Did I make a mistake somewhere, or do I need to use some other identities to get to that expression for $\displaystyle X(\omega)$?

You seem to have lost the first integral:
$\displaystyle 2a \int^b_0 \cos (\omega t) dt$

There is also something wrong with the sign (and the $a$).

 

[roam]

You seem to have lost the first integral:
$\displaystyle 2a \int^b_0 \cos (\omega t) dt$

There is also something wrong with the sign (and the $a$).

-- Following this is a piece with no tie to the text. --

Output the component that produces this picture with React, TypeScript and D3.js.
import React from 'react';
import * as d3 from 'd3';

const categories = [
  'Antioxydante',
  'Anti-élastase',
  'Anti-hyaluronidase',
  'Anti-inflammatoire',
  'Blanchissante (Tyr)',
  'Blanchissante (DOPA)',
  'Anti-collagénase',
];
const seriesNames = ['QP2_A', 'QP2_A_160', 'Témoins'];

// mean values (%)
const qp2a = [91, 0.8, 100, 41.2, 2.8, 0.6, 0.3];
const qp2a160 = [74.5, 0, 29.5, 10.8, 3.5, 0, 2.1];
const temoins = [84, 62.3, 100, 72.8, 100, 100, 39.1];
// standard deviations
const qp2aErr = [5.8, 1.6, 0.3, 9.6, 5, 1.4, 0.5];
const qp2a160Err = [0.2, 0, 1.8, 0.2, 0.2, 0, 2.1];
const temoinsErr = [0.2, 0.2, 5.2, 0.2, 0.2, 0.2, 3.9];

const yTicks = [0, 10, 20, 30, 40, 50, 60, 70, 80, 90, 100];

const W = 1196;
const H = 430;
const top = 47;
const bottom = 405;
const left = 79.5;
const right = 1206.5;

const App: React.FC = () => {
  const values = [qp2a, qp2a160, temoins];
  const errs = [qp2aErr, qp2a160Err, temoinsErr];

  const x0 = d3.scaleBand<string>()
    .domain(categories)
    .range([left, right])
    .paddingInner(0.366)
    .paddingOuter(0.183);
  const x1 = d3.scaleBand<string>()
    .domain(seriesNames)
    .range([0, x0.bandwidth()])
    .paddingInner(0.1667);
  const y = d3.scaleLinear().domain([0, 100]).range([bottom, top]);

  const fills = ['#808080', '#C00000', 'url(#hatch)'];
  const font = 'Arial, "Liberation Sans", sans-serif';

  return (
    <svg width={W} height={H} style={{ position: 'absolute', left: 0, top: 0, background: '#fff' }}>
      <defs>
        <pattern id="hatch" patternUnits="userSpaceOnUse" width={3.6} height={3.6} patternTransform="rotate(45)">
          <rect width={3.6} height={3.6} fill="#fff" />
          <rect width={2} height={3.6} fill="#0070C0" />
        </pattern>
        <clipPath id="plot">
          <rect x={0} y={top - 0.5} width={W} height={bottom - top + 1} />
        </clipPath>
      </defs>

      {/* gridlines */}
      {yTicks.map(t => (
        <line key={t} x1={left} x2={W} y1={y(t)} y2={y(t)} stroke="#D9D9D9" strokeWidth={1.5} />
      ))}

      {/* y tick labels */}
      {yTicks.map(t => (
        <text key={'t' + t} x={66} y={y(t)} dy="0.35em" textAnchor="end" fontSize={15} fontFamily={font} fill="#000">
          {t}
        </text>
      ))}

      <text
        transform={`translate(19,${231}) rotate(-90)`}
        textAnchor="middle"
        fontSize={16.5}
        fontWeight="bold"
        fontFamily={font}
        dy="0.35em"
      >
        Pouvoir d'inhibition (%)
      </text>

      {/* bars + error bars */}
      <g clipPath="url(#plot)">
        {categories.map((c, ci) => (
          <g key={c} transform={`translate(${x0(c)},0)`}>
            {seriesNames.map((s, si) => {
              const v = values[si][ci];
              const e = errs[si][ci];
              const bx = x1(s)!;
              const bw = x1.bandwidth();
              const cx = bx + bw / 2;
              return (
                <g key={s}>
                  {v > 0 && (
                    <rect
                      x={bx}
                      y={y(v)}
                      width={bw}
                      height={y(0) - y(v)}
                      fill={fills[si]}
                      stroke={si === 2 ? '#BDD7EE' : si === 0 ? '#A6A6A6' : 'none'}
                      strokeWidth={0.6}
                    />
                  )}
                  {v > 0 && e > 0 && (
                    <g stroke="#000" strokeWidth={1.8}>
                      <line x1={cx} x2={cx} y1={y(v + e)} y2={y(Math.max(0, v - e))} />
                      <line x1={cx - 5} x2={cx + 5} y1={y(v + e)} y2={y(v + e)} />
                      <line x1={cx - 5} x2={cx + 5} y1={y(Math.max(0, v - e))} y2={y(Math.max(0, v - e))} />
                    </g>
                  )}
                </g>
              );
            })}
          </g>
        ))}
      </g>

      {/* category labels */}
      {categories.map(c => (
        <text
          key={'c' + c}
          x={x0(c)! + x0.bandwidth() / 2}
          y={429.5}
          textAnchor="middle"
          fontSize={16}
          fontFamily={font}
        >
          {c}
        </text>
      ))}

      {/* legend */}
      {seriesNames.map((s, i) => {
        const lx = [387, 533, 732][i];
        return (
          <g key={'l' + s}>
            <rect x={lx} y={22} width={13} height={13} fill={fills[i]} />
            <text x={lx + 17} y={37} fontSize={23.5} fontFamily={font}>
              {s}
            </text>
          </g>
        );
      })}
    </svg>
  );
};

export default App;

Sorry, that was a typo. I didn't miss the first integral, in fact I evaluated both integrals separately:

$$X(\omega) = 2a \left( \underbrace{ \int^b_0 \cos(\omega t) dt}_{{\sin(\omega b)}} + \underbrace{\int^b_0 \frac{t}{b} \cos(\omega t) dt}_{{\frac{1}{\omega} \sin(\omega b) + \frac{1}{\omega^2 b} \cos(\omega b) - \frac{1}{\omega^2 b}}} \right)$$

$$\therefore \ X(\omega) =2a \left( \sin(\omega b) + \frac{1}{\omega} \sin(\omega b) + \frac{1}{\omega^2 b} \cos(\omega b) - \frac{1}{\omega^2 b} \right)$$

What is wrong with the sign?

Using Ray's trig identity the above becomes:

$$X(\omega) =2a \left( \sin(\omega b) + \frac{1}{\omega} \sin(\omega b) - \frac{2}{\omega^2 b} \sin^2(\frac{\omega b}{2}) \right)$$

So, how do I get from here to $ab \left( \frac{\sin(\omega b/2)}{\omega b/2} \right)$?

 

[Samy_A]

Sorry, that was a typo. I didn't miss the first integral, in fact I evaluated both integrals separately:

$$X(\omega) = 2a \left( \underbrace{ \int^b_0 \cos(\omega t) dt}_{{\sin(\omega b)}} + \underbrace{\int^b_0 \frac{t}{b} \cos(\omega t) dt}_{{\frac{1}{\omega} \sin(\omega b) + \frac{1}{\omega^2 b} \cos(\omega b) - \frac{1}{\omega^2 b}}} \right)$$

$$\therefore \ X(\omega) =2a \left( \sin(\omega b) + \frac{1}{\omega} \sin(\omega b) + \frac{1}{\omega^2 b} \cos(\omega b) - \frac{1}{\omega^2 b} \right)$$

What is wrong with the sign?

A number of small errors, adding up to a wrong result.
1) The second integral with the $t\cos(\omega t)$ misses a minus sign (look at the formula for $x(t)$).
2) In the result of the first integral, you miss an $\omega$ in the denominator.

Once you have fixed the errors, you will see that Ray's identity leads right to the desired result.

 

[roam]

Thank you so much, I finally got it. I really thank you for your time.